**Requirements:**
Copy exactly the lines that run from the top of the listing to the line containing "plt.rcParams['axes.unicode_minus'] = False", both ends included, and omit the pictures.

**Stored data:**
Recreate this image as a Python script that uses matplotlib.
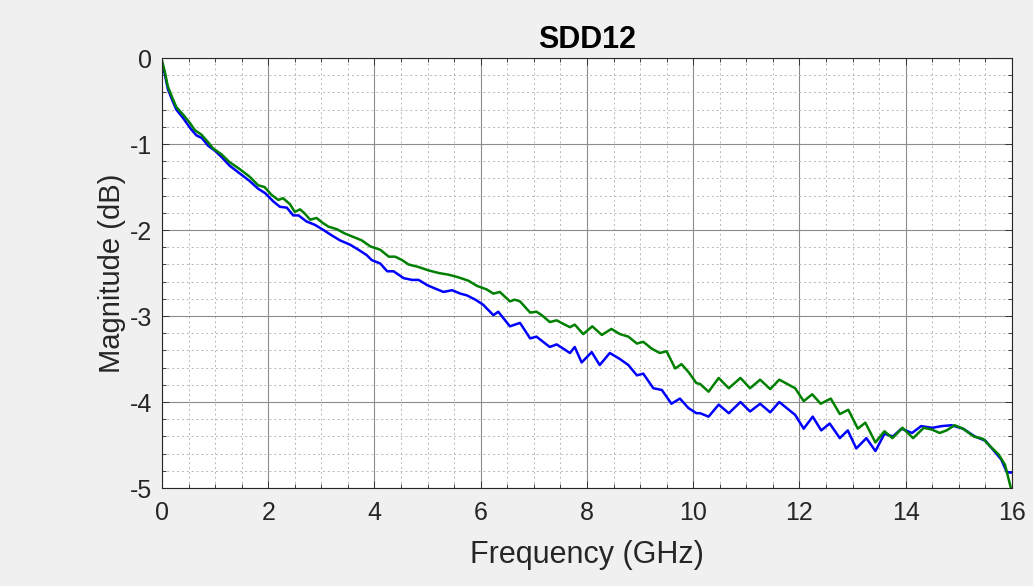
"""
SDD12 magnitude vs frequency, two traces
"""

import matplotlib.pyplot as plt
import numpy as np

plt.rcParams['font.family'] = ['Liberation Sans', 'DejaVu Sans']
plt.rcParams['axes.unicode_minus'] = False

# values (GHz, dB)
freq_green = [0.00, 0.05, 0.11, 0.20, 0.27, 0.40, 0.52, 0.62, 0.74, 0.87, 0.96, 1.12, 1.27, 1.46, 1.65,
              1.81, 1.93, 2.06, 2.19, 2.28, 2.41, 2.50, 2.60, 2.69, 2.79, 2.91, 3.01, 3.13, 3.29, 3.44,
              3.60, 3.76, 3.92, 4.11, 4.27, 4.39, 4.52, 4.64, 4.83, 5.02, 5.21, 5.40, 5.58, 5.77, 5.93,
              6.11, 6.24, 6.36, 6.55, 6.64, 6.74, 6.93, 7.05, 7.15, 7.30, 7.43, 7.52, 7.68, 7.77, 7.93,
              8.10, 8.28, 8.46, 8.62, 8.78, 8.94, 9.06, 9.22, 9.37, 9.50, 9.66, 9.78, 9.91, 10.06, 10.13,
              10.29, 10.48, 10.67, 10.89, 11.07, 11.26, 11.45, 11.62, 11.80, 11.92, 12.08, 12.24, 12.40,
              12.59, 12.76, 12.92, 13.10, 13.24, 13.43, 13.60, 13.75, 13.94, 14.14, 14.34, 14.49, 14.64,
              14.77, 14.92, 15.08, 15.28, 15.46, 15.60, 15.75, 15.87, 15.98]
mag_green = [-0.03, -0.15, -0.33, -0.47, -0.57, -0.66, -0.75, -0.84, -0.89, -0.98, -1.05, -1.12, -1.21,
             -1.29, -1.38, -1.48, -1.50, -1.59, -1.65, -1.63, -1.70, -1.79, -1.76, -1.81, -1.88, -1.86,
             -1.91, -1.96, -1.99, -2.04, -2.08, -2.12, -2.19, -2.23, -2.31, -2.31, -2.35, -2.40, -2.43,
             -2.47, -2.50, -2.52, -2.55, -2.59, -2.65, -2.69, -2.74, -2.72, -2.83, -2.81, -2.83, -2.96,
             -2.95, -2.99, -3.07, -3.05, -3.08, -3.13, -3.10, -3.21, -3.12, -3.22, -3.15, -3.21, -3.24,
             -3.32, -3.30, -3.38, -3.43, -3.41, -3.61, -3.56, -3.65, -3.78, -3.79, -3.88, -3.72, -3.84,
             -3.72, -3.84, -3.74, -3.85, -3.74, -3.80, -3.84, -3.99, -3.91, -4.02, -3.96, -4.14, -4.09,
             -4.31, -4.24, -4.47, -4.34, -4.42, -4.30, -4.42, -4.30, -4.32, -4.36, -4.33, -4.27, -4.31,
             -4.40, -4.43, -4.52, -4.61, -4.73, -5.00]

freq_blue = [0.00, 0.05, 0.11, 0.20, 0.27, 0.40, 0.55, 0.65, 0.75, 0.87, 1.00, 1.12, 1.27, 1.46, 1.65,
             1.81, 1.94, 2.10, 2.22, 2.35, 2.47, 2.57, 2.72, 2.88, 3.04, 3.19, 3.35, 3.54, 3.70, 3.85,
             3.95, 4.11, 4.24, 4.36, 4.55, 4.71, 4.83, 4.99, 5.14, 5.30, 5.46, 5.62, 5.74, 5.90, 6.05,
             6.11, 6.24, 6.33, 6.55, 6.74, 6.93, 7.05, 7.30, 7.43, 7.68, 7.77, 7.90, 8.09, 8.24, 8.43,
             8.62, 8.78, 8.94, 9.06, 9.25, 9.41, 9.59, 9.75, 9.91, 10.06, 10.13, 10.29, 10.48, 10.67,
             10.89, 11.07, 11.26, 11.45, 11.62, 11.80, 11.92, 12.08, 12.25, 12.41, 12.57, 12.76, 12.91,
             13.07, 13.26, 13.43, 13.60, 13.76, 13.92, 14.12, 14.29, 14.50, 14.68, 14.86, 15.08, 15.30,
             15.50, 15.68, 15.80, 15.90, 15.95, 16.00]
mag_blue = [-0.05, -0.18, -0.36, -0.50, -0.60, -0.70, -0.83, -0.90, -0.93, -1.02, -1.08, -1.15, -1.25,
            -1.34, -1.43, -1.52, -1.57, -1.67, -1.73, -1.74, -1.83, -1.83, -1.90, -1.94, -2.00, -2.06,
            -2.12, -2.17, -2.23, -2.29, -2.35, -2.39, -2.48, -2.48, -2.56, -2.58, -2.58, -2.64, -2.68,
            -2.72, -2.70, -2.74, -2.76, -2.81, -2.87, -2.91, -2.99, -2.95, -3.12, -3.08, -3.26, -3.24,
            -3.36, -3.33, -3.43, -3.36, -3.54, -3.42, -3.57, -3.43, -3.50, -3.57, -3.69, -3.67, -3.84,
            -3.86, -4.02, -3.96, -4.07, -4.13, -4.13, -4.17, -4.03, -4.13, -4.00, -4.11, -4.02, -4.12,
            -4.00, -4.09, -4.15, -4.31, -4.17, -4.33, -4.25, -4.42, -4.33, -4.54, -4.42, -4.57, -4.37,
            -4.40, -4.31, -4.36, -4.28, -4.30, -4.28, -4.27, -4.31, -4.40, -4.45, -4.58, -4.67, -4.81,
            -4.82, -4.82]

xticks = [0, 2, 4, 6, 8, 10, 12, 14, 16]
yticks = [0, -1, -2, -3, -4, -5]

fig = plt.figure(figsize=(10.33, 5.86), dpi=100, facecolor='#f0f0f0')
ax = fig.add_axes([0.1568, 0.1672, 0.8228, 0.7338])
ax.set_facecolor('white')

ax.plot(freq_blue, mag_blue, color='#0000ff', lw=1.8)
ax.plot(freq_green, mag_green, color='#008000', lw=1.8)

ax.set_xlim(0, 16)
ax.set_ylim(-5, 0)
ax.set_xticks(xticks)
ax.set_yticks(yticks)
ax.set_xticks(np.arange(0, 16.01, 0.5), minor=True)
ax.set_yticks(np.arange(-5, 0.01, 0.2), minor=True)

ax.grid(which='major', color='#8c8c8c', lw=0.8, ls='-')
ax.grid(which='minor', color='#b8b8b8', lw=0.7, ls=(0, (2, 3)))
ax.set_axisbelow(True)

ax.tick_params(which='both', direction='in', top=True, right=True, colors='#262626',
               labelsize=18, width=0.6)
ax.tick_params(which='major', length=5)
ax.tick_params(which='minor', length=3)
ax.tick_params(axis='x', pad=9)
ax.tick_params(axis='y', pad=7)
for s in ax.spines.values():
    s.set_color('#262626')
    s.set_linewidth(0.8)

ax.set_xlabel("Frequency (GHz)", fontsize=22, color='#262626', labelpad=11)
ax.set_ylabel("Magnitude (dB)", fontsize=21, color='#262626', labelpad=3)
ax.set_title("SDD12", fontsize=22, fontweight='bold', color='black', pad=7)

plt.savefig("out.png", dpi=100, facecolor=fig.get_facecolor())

**Answer below:**
Recreate this image as a Python script that uses matplotlib.
"""
SDD12 magnitude vs frequency, two traces
"""

import matplotlib.pyplot as plt
import numpy as np

plt.rcParams['font.family'] = ['Liberation Sans', 'DejaVu Sans']
plt.rcParams['axes.unicode_minus'] = False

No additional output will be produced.